Instrumen baru ini lebih menekankan pada luaran (outcome-based), artinya fokus penilaian tidak hanya pada proses pembelajaran, tetapi juga pada hasil yang dicapai, seperti kualitas lulusan, penelitian, dan kontribusi nyata kepada masyarakat.
Untuk menjembatani masa transisi, BAN-PT menyediakan mekanisme Instrumen Suplemen Konversi (ISK). Melalui mekanisme ini, peringkat lama dapat dikonversi ke peringkat baru dengan hasil berikut:
A setara dengan Unggul
B setara dengan Baik Sekali
C setara dengan Baik
Dengan demikian, jika sebuah program studi menyebut akreditasinya “Unggul” karena hasil konversi, maka hal itu sama dengan peringkat “A” pada sistem sebelumnya.

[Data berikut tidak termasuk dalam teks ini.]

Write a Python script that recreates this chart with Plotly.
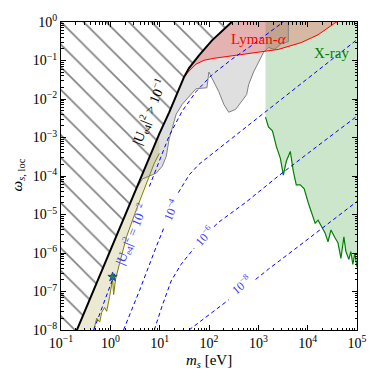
import plotly.graph_objects as go

# ---------------- data ----------------
# |U_e4|^2 > 0.1 boundary (thick black line)
black_m = [0.2, 1.0, 7.1, 9.82, 15.6, 24.8, 31.3, 39.4, 62.7, 114, 229, 289]
black_w = [8.6e-9, 1.17e-6, 4.6e-4, 1.24e-3, 4.5e-3, 1.85e-2, 0.0374, 0.0635, 0.136, 0.328, 0.79, 1.0]

# olive (khaki region) edge
olive_m = [0.461, 0.530, 0.610, 0.668, 0.767, 0.843, 0.968, 1.11, 1.165, 1.28, 1.54, 2.13, 3.38, 5.37, 7.78, 9.82]
olive_w = [1e-8, 2.02e-8, 1.60e-8, 2.88e-8, 3.85e-8, 3.05e-8, 7.35e-8, 2.11e-7, 8.26e-8, 2.11e-7, 5.40e-7,
           2.63e-6, 1.36e-5, 6.63e-5, 2.14e-4, 3.86e-4]

# gray region lower edge
gray_m = [1.94, 3.38, 4.47, 6.18, 8.55, 11.3, 13.6, 15.6, 17.9, 21.6, 28.5, 43.2, 54.5, 90.8, 99.5, 114, 158,
          200, 251, 348, 459, 579, 635, 800, 1009, 1273, 1603, 2118, 2930, 4055, 4055]
gray_w = [8.8e-6, 4.67e-5, 8.39e-5, 1.0e-4, 1.19e-4, 1.80e-4, 3.23e-4, 9.29e-4, 1.67e-3, 4.03e-3, 7.24e-3,
          0.0130, 0.0185, 0.0196, 0.0502, 0.0353, 0.0155, 7.24e-3, 4.53e-3, 5.40e-3, 8.63e-3, 0.0130, 0.0234,
          0.0502, 0.0902, 0.162, 0.218, 0.194, 0.275, 0.309, 1.0]

# Lyman-alpha edge
lyman_m = [31.3, 39.4, 54.5, 78.9, 126, 348, 1159, 2547, 7400, 16260, 35730, 39260]
lyman_w = [0.0374, 0.0532, 0.0802, 0.1015, 0.114, 0.136, 0.162, 0.194, 0.292, 0.466, 0.944, 1.0]

# X-ray edge
xray_m = [1396, 1604, 1931, 2323, 2797, 3214, 3693, 4446, 5109, 5870, 7066, 8507, 10230, 11760, 14160,
          16270, 18690, 22500, 25850, 29700, 35760, 41080, 47200, 54230, 59540, 68400, 75060, 82360, 90310, 1e5]
xray_w = [3.38e-3, 1.88e-3, 1.49e-3, 5.81e-4, 2.88e-4, 1.06e-4, 2.41e-4, 4.34e-4, 1.34e-4, 5.90e-5, 5.90e-5,
          4.67e-5, 2.05e-5, 1.14e-5, 5.98e-6, 7.14e-6, 5.02e-6, 3.33e-6, 1.96e-6, 3.97e-6, 2.48e-6, 1.85e-6,
          7.24e-7, 2.63e-6, 1.09e-6, 6.83e-7, 1.09e-6, 5.09e-7, 9.71e-7, 4.28e-7]

# |U_e4|^2 contours (dashed), None = gap under the inline label
u2_m = [0.461, 1.06, 1.28, None, 6.18, 8.55, 15.6, 28.5, 54.5, 114, 289, 730, 1845, 3214]
u2_w = [1e-8, 1.88e-7, 3.38e-7, None, 5.34e-5, 1.60e-4, 1.11e-3, 4.81e-3, 0.0155, 0.0421, 0.1076, 0.245, 0.590, 1.0]
u4_m = [1.85, 3.89, 8.55, 12.6, None, 23.9, 39.4, 62.7, 125.6, 251, 1009, 4055, 16260, 1e5]
u4_w = [1e-8, 1.045e-7, 1.47e-6, 5.02e-6, None, 3.69e-5, 1.06e-4, 2.02e-4, 4.09e-4, 8.26e-4, 3.38e-3, 0.0138,
        0.0565, 0.348]
u6_m = [7.78, 11.3, 17.1, 27.2, 39.4, 49.7, None, 126, 158, 552, 2547, 16260, 1e5]
u6_w = [1e-8, 4.34e-8, 1.88e-7, 5.09e-7, 9.16e-7, 1.32e-6, None, 4.82e-6, 6.35e-6, 2.05e-5, 1.0e-4, 6.16e-4, 3.58e-3]
u8_m = [39.4, 158, 251, None, 879, 1603, 6440, 25800, 1e5]
u8_w = [1e-8, 3.85e-8, 6.09e-8, None, 2.06e-7, 3.80e-7, 1.47e-6, 5.65e-6, 2.18e-5]

star_m = [1.11]
star_w = [2.4e-7]

x_exps = [-1, 0, 1, 2, 3, 4, 5]
y_exps = [-8, -7, -6, -5, -4, -3, -2, -1, 0]

# ---------------- figure ----------------
SERIF = "Liberation Serif"
fig = go.Figure()

# gray region
gx = gray_m + [m for m in reversed(black_m) if m > gray_m[0]] + [gray_m[0]]
gy = gray_w + [w for m, w in zip(reversed(black_m), reversed(black_w)) if m > gray_m[0]] + [gray_w[0]]
fig.add_trace(go.Scatter(x=gx, y=gy, fill="toself", fillcolor="rgba(128,128,128,0.25)",
                         line=dict(width=0), mode="lines", hoverinfo="skip"))

# khaki region
kx = [m for m in black_m if m <= olive_m[-1]] + list(reversed(olive_m))
ky = [w for m, w in zip(black_m, black_w) if m <= olive_m[-1]] + list(reversed(olive_w))
fig.add_trace(go.Scatter(x=kx, y=ky, fill="toself", fillcolor="rgba(189,183,107,0.3)",
                         line=dict(width=0), mode="lines", hoverinfo="skip"))

# X-ray region
xx = [xray_m[0]] + xray_m + [xray_m[-1]]
xy = [1.0] + xray_w + [1.0]
fig.add_trace(go.Scatter(x=xx, y=xy, fill="toself", fillcolor="rgba(0,128,0,0.2)",
                         line=dict(width=0), mode="lines", hoverinfo="skip"))

# Lyman-alpha region
lx = lyman_m + [m for m in reversed(black_m) if m >= lyman_m[0]]
ly = lyman_w + [w for m, w in zip(reversed(black_m), reversed(black_w)) if m >= lyman_m[0]]
fig.add_trace(go.Scatter(x=lx, y=ly, fill="toself", fillcolor="rgba(255,0,0,0.2)",
                         line=dict(width=0), mode="lines", hoverinfo="skip"))

# hatched excluded region
hx = black_m + [0.1, 0.1]
hy = black_w + [1.0, black_w[0]]
fig.add_trace(go.Scatter(x=hx, y=hy, fill="toself", fillcolor="rgba(255,255,255,0)",
                         fillpattern=dict(shape="\\", fgcolor="black", bgcolor="rgba(255,255,255,0)",
                                          size=16, solidity=0.1),
                         line=dict(width=0), mode="lines", hoverinfo="skip"))

# edges
fig.add_trace(go.Scatter(x=gray_m, y=gray_w, mode="lines", line=dict(color="gray", width=1)))
fig.add_trace(go.Scatter(x=olive_m, y=olive_w, mode="lines", line=dict(color="olive", width=1)))
fig.add_trace(go.Scatter(x=lyman_m, y=lyman_w, mode="lines", line=dict(color="red", width=1)))
fig.add_trace(go.Scatter(x=xray_m, y=xray_w, mode="lines", line=dict(color="green", width=1.2)))

for um, uw in [(u2_m, u2_w), (u4_m, u4_w), (u6_m, u6_w), (u8_m, u8_w)]:
    fig.add_trace(go.Scatter(x=um, y=uw, mode="lines",
                             line=dict(color="blue", width=1, dash="4px,3px")))

fig.add_trace(go.Scatter(x=black_m, y=black_w, mode="lines", line=dict(color="black", width=2)))

fig.add_trace(go.Scatter(x=star_m, y=star_w, mode="markers",
                         marker=dict(symbol="star", size=7, color="#1f8a3a",
                                     line=dict(color="#2040b0", width=1))))

# axes
def sup(e):
    return "10<sup>%s</sup>" % (str(e).replace("-", "\u2212"))

axis_common = dict(type="log", showgrid=False, zeroline=False, showline=True, linecolor="black",
                   linewidth=1, mirror="allticks", ticks="inside", ticklen=5, tickcolor="black",
                   tickfont=dict(family=SERIF, size=14, color="black"))

fig.update_xaxes(range=[-1, 5], tickvals=[10.0 ** e for e in x_exps], ticktext=[sup(e) for e in x_exps],
                 minor=dict(ticks="inside", ticklen=2.5, tickcolor="black",
                            tickvals=[k * 10.0 ** e for e in x_exps[:-1] for k in range(2, 10)]),
                 **axis_common)
fig.update_yaxes(range=[-8, 0], tickvals=[10.0 ** e for e in y_exps], ticktext=[sup(e) for e in y_exps],
                 minor=dict(ticks="inside", ticklen=2.5, tickcolor="black",
                            tickvals=[k * 10.0 ** e for e in y_exps[:-1] for k in range(2, 10)]),
                 **axis_common)

ann = []
ann.append(dict(x=0.791, y=-2.344, xref="x", yref="y", text="|U<sub>e4</sub>|<sup>2</sup> > 10<sup>\u22121</sup>",
                textangle=-68, showarrow=False, font=dict(family=SERIF, size=14, color="black")))
ann.append(dict(x=0.429, y=-5.503, xref="x", yref="y", text="|U<sub>e4</sub>|<sup>2</sup> = 10<sup>\u22122</sup>",
                textangle=-68, showarrow=False, font=dict(family=SERIF, size=13, color="#3a3aff")))
ann.append(dict(x=1.233, y=-4.866, xref="x", yref="y", text="10<sup>\u22124</sup>",
                textangle=-66, showarrow=False, font=dict(family=SERIF, size=12, color="#3a3aff")))
ann.append(dict(x=1.918, y=-5.554, xref="x", yref="y", text="10<sup>\u22126</sup>",
                textangle=-48, showarrow=False, font=dict(family=SERIF, size=12, color="#3a3aff")))
ann.append(dict(x=2.662, y=-6.828, xref="x", yref="y", text="10<sup>\u22128</sup>",
                textangle=-40, showarrow=False, font=dict(family=SERIF, size=12, color="#3a3aff")))
ann.append(dict(x=3.004, y=-0.45, xref="x", yref="y", text="Lyman-<i>\u03b1</i>",
                showarrow=False, font=dict(family=SERIF, size=15, color="red")))
ann.append(dict(x=4.493, y=-0.80, xref="x", yref="y", text="X-ray",
                showarrow=False, font=dict(family=SERIF, size=15, color="green")))
ann.append(dict(x=0.5, y=-0.102, xref="paper", yref="paper", xanchor="center", yanchor="middle",
                text="<i>m<sub>s</sub></i> [eV]",
                showarrow=False, font=dict(family=SERIF, size=15, color="black")))
ann.append(dict(x=-0.144, y=0.503, xref="paper", yref="paper", xanchor="center", yanchor="middle",
                text="<i>\u03c9<sub>s</sub></i><sub>, loc</sub>",
                textangle=-90, showarrow=False, font=dict(family=SERIF, size=15, color="black")))

fig.update_layout(width=379, height=379, margin=dict(l=61, r=20, t=16, b=49),
                  plot_bgcolor="white", paper_bgcolor="white", showlegend=False,
                  annotations=ann)

fig.write_html("out.html", post_script="document.body.style.margin='0px';",
               config={"displayModeBar": False})
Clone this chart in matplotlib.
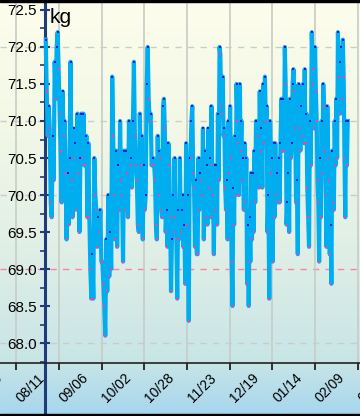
import matplotlib
matplotlib.use('Agg')
import matplotlib.pyplot as plt
import matplotlib.dates as mdates
import matplotlib.transforms as mtransforms
from matplotlib.colors import LinearSegmentedColormap
from matplotlib.patches import Rectangle
from matplotlib.ticker import MultipleLocator, FormatStrFormatter
import numpy as np

plt.rcParams['font.family'] = ['Liberation Sans', 'DejaVu Sans']

# weight readings (kg), grouped by period
w1 = [72.1, 71.4, 70.8, 71.2, 70.9, 69.9, 69.7, 70.8, 70.2, 71.8, 71.3, 72.0, 72.2, 71.7,
      71.1, 70.6, 69.9, 71.4, 70.8, 71.0, 70.3, 69.4, 70.3, 69.6, 70.5, 71.8, 70.2, 69.7,
      70.9, 70.5, 70.7, 69.8, 71.1, 70.3, 69.5, 70.5, 71.1, 70.5, 71.1, 70.4, 70.4, 70.8,
      69.7, 70.7, 69.7, 69.0, 68.6, 69.2, 68.6, 70.5, 70.0, 69.8, 69.3, 69.7]
w2 = [69.5, 69.8, 69.1, 69.1, 68.8, 68.5, 68.1, 69.4, 68.7, 70.0, 68.9, 69.5, 69.0, 71.6,
      70.8, 70.0, 69.4, 70.6, 69.3, 70.4, 69.8, 71.0, 70.2, 70.0, 69.1, 70.6, 69.8, 70.6,
      70.3, 69.7, 71.0, 70.4, 70.5, 70.1, 71.0, 71.8, 70.8, 70.4, 70.2, 69.6, 69.5, 71.1,
      70.4, 70.8, 69.4, 70.4, 69.8, 70.0, 71.5, 72.0, 71.3, 71.0, 71.1, 70.4]
w3 = [70.5, 70.4, 70.2, 69.6, 69.4, 70.8, 70.0, 70.6, 70.5, 69.8, 69.7, 71.2, 71.3, 70.9,
      69.5, 69.8, 69.3, 70.7, 70.4, 69.7, 68.7, 69.4, 70.0, 69.5, 70.5, 69.7, 69.4, 68.6,
      69.8, 69.4, 70.5, 69.5, 69.8, 70.0, 69.3, 69.6, 68.8, 70.7, 69.6, 70.0, 68.3, 70.5,
      70.5, 71.0, 71.2, 70.3, 70.1, 69.3, 70.2, 69.2, 69.2, 70.5, 69.8, 70.3, 70.2, 70.0,
      70.9, 69.4, 70.6]
w4 = [69.7, 70.4, 69.6, 70.9, 70.1, 70.5, 69.7, 71.2, 70.4, 70.0, 69.2, 70.4, 69.8, 70.4,
      69.6, 71.1, 70.2, 72.0, 71.9, 71.2, 71.1, 71.6, 70.8, 70.9, 70.1, 69.8, 70.2, 69.4,
      71.0, 70.3, 71.2, 70.5, 69.1, 68.5, 70.1, 69.6, 70.8, 70.0, 71.5, 71.0, 70.7, 70.0,
      71.5, 70.6, 71.0, 70.2, 70.5, 69.8, 70.7, 69.9, 70.5, 68.8, 69.6, 68.5, 69.7, 69.1,
      70.3, 69.4, 70.3, 69.5, 70.6, 69.9, 71.0]
w5 = [70.8, 70.1, 71.4, 70.6, 70.9, 70.1, 71.5, 70.7, 71.6, 71.0, 71.2, 69.5, 70.0, 68.6,
      71.0, 70.3, 70.5, 69.1, 70.7, 69.7, 70.7, 70.0, 70.3, 69.9, 70.5, 69.9, 70.7, 71.3,
      70.6, 71.3, 70.6, 72.0, 71.5, 69.6, 69.9, 70.3, 69.5, 71.3, 70.5, 70.7, 71.5, 71.7,
      71.4, 70.9, 69.9, 70.2, 69.2, 71.5, 70.9, 70.6, 71.2, 70.8, 71.5, 70.7, 71.7, 70.7,
      71.1, 70.1, 69.7, 69.3, 71.0, 70.4]
w6 = [72.2, 71.7, 71.5, 70.9, 72.0, 71.4, 71.0, 70.2, 69.9, 69.1, 70.5, 69.7, 71.0, 70.3,
      71.5, 71.2, 70.6, 70.0, 69.3, 71.2, 70.5, 70.2, 69.2, 69.6, 68.8, 70.6, 69.9, 69.8,
      71.0, 70.4, 71.3, 70.5, 72.2, 71.6, 71.8, 71.1, 72.0, 71.3, 72.1, 71.6, 70.5, 69.7,
      71.0, 70.4, 71.0]
weights = [w1, w2, w3, w4, w5, w6]
seg_start = ['2013-08-29 02:00', '2013-09-30 17:00', '2013-11-02 12:00',
             '2013-12-04 10:00', '2014-01-05 05:00', '2014-02-06 22:00']
seg_end = ['2013-09-30 01:00', '2013-11-01 12:00', '2013-12-03 19:00',
           '2014-01-04 00:00', '2014-02-06 07:00', '2014-02-28 19:00']

tick_dates = ['2013-07-16', '2013-08-11', '2013-09-06', '2013-10-02', '2013-10-28',
              '2013-11-23', '2013-12-19', '2014-01-14', '2014-02-09', '2014-03-07']
tick_labels = ['07/16', '08/11', '09/06', '10/02', '10/28',
               '11/23', '12/19', '01/14', '02/09', '03/07']
x_range = ['2013-08-01 06:00', '2014-03-08 06:00']
axis_date = '2013-08-28 15:00'
grid_levels = [68, 69, 70, 71, 72]
target = 69
y_range = [67.73, 72.635]

navy = '#1d3c78'
line_blue = '#00aeef'
dot_blue = '#1a1ae6'
dot_pink = '#ff3fa0'


def num(s):
    return mdates.datestr2num(s)


x = np.concatenate([np.linspace(num(a), num(b), len(w))
                    for a, b, w in zip(seg_start, seg_end, weights)])
y = np.concatenate([np.array(w, dtype=float) for w in weights])
up = np.concatenate([[True], y[1:] > y[:-1]])

fig = plt.figure(figsize=(3.6, 4.16), dpi=100)

# background gradient
bg = fig.add_axes([0, 0, 1, 1])
cmap = LinearSegmentedColormap.from_list('bg', [
    (0.0, '#fdfdec'), (0.3, '#f3f8e6'), (0.6, '#e0efe6'),
    (0.87, '#c8e5e6'), (1.0, '#a6d6ef')])
bg.imshow(np.linspace(0, 1, 256).reshape(-1, 1), aspect='auto', cmap=cmap,
          extent=[0, 1, 0, 1])
bg.axis('off')

ax = fig.add_axes([0, 53 / 416, 1, 363 / 416])
ax.patch.set_alpha(0)

for lev in grid_levels:
    ax.axhline(lev, color='#ff7fa8' if lev == target else '#c8cccc',
               lw=1.0, ls=(0, (4.5, 4.5)), zorder=1)

ticks = [num(d) for d in tick_dates]
ax.set_xticks(ticks)
ax.set_xticklabels([])
ax.grid(axis='x', color='#c6cdc6', lw=1.2, zorder=0)
ax.tick_params(axis='x', direction='out', length=5, width=1.3, color='#222222')

# limits after set_xticks, which would otherwise widen them
ax.set_xlim(num(x_range[0]), num(x_range[1]))
ax.set_ylim(*y_range)

off = mtransforms.ScaledTranslation(0.15, -0.25, fig.dpi_scale_trans)
for t, lab in zip(ticks, tick_labels):
    ax.text(t, 0, lab, transform=ax.get_xaxis_transform() + off, rotation=45,
            ha='center', va='center', fontsize=10, clip_on=False)

ax.plot(x, y, color=line_blue, lw=3.0, zorder=3)
ax.plot(x[up], y[up], 's', color=dot_blue, ms=2.0, mew=0, zorder=4)
ax.plot(x[~up], y[~up], 's', color=dot_pink, ms=2.0, mew=0, zorder=4)

ax.spines['top'].set_visible(False)
ax.spines['right'].set_visible(False)
ax.spines['bottom'].set_color('#222222')
ax.spines['bottom'].set_linewidth(1.2)
ax.spines['left'].set_position(('data', num(axis_date)))
ax.spines['left'].set_color(navy)
ax.spines['left'].set_linewidth(2.2)
ax.plot([num(axis_date)] * 2, [-53 / 363, 0], transform=ax.get_xaxis_transform(),
        color=navy, lw=2.2, clip_on=False)

ax.yaxis.set_major_locator(MultipleLocator(0.5))
ax.yaxis.set_minor_locator(MultipleLocator(0.25))
ax.yaxis.set_major_formatter(FormatStrFormatter('%.1f'))
ax.tick_params(axis='y', which='major', direction='inout', length=7.2, width=1.5,
               color=navy, pad=2.2, labelsize=11)
ax.tick_params(axis='y', which='minor', direction='out', length=3.6, width=1.2,
               color=navy)

fig.text(50 / 360, 1 - 8 / 416, 'kg', fontsize=15, va='top')

fig.add_artist(Rectangle((0, 1 - 2 / 416), 1, 2 / 416, transform=fig.transFigure,
                         color='black'))
fig.add_artist(Rectangle((0, 0), 1, 2 / 416, transform=fig.transFigure,
                         color='black'))

fig.savefig('out.png', dpi=100)
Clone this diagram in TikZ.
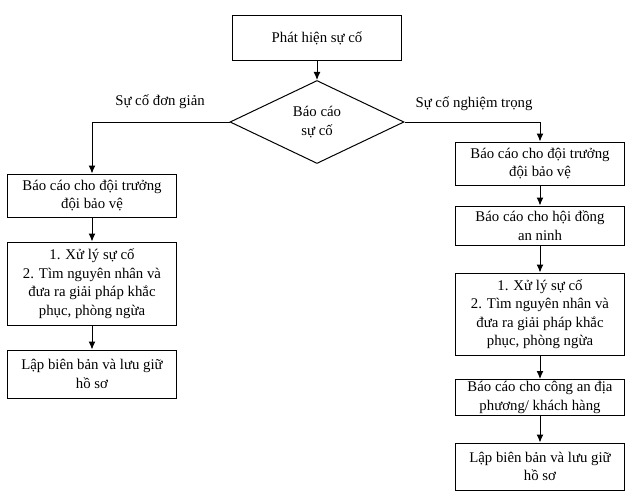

Namun, jika akreditasi diperoleh langsung melalui instrumen baru, maka peringkat Unggul tersebut berdiri sendiri, bukan sekadar pengganti A. Artinya, mutu yang diukur berdasarkan sistem baru ini memiliki parameter yang lebih kompleks dan ketat.
Dalam sistem baru, setiap peringkat memiliki ambang batas skor dan kriteria tambahan yang disebut syarat perlu. Berikut gambaran umumnya:
Syarat perlu meliputi indikator kunci seperti kualifikasi dosen, kualitas kurikulum, ketercapaian pembelajaran, hingga luaran mahasiswa.
Jika sebuah prodi mendapatkan skor tinggi, misalnya 370, namun gagal memenuhi salah satu syarat perlu, maka peringkatnya otomatis turun menjadi Baik Sekali.
Bagi calon mahasiswa, pemahaman mengenai peringkat akreditasi penting sebagai pertimbangan dalam memilih perguruan tinggi.
Akreditasi memengaruhi reputasi kampus, peluang kerja lulusan, bahkan kesempatan mendapatkan beasiswa atau melanjutkan studi ke jenjang lebih tinggi.
Sementara bagi pemberi kerja, akreditasi juga bisa menjadi indikator mutu pendidikan calon karyawan.
Meski begitu, dengan adanya sistem baru ini, perusahaan disarankan memahami bahwa “Unggul” bukan sekadar pengganti huruf A, melainkan penilaian yang sudah berbasis standar kualitas yang lebih ketat.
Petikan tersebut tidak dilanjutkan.